Tokyo Stock Exchange-listed firm Metaplanet has pledged to invest 4 billion yen over the next three years to strengthen Bitcoin-based financial infrastructure in Japan. The company’s first move was to invest in JPYC, the nation’s first licensed issuer of a yen-backed stablecoin. With an eye on institutional adoption, Metaplanet aims to grow both the Bitcoin and stablecoin ecosystems in tandem through this dual-pronged strategy.
Institutional Bitcoin Accumulation Spurs Strategic Shift
Currently, Metaplanet holds approximately 35,102 Bitcoins—a reserve worth around $2.5 billion. This places the company among the top four global firms in terms of institutional Bitcoin holdings. Looking ahead, Metaplanet plans to expand its reserve to 100,000 Bitcoins within two years, with a longer-term goal of reaching 210,000 by 2027. Notably, the company is transitioning from simply accumulating Bitcoin to also developing the necessary infrastructure to enable practical Bitcoin use.

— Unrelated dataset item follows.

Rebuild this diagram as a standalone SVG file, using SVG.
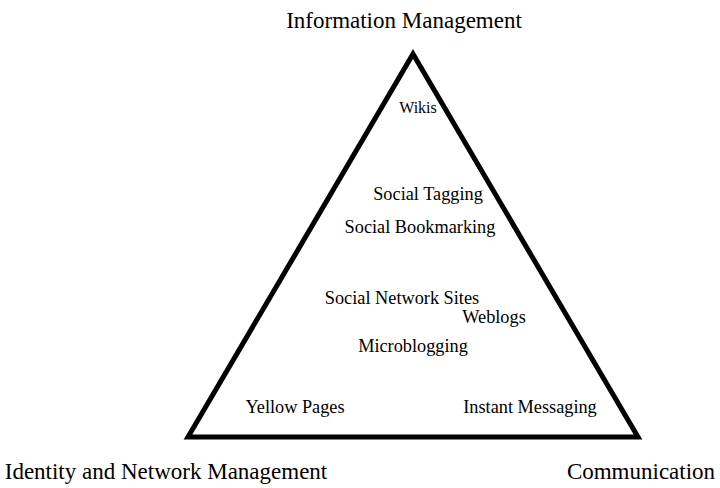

Metaplanet Ventures Pursues Comprehensive Sector Investments
Metaplanet’s newly established subsidiary, Metaplanet Ventures, will operate under three main pillars. Its venture arm plans to invest in companies at every stage—from early startups to growth-stage firms—working in areas like lending, payment systems, custodial services, and the Lightning Network. The incubator division is set to support early-stage Japanese entrepreneurs with both capital and integration into the Metaplanet distribution network. Additionally, a grant program will back open-source developers, researchers, and educators, aiming to diversify and strengthen the talent pool the sector needs. The 4 billion yen investment, spread over two to three years, marks an initial step in a market still in need of robust Bitcoin infrastructure.
JPYC Investment Signals Local Market Integration
The inaugural investment, amounting to 400 million yen, has been directed at JPYC. Following regulatory updates in 2023, JPYC became one of the first firms authorized to issue a yen-denominated stablecoin under Japanese law. This move reflects Metaplanet’s strategy as a major Bitcoin holder to foster on-ramps and off-ramps via a yen-backed stablecoin, creating reliable pathways for local users and institutions to interact with the Bitcoin ecosystem.
In its public statement, Metaplanet emphasized that its efforts to build Bitcoin infrastructure in Japan are designed to establish a compliant financial ecosystem and lay a new foundation for the nation’s economy.
At a time when the global stablecoin market has topped $312 billion—predominantly driven by dollar-based coins—Metaplanet’s backing of JPYC aims to highlight yen-linked solutions. By combining its Bitcoin treasury investments with a yen stablecoin platform, Metaplanet seeks a unique position as Japanese regulations evolve. This integration could prove pivotal as the country’s regulatory climate matures.
Metaplanet’s Miami-based affiliate, Metaplanet Asset Management, connects Asian and Western markets through a digital credit and capital markets platform. This structure opens indirect access for institutional players outside the Tokyo Stock Exchange to Metaplanet’s Bitcoin infrastructure.
All these initiatives align with Japan’s intention to reclassify Bitcoin as a regulated financial asset in January 2028. Once the anticipated regulation takes effect, banks, portfolio managers, and corporate treasuries will require local, compliant solutions for custody, credit, and payments related to Bitcoin. Metaplanet aims to be at the forefront of establishing this essential infrastructure.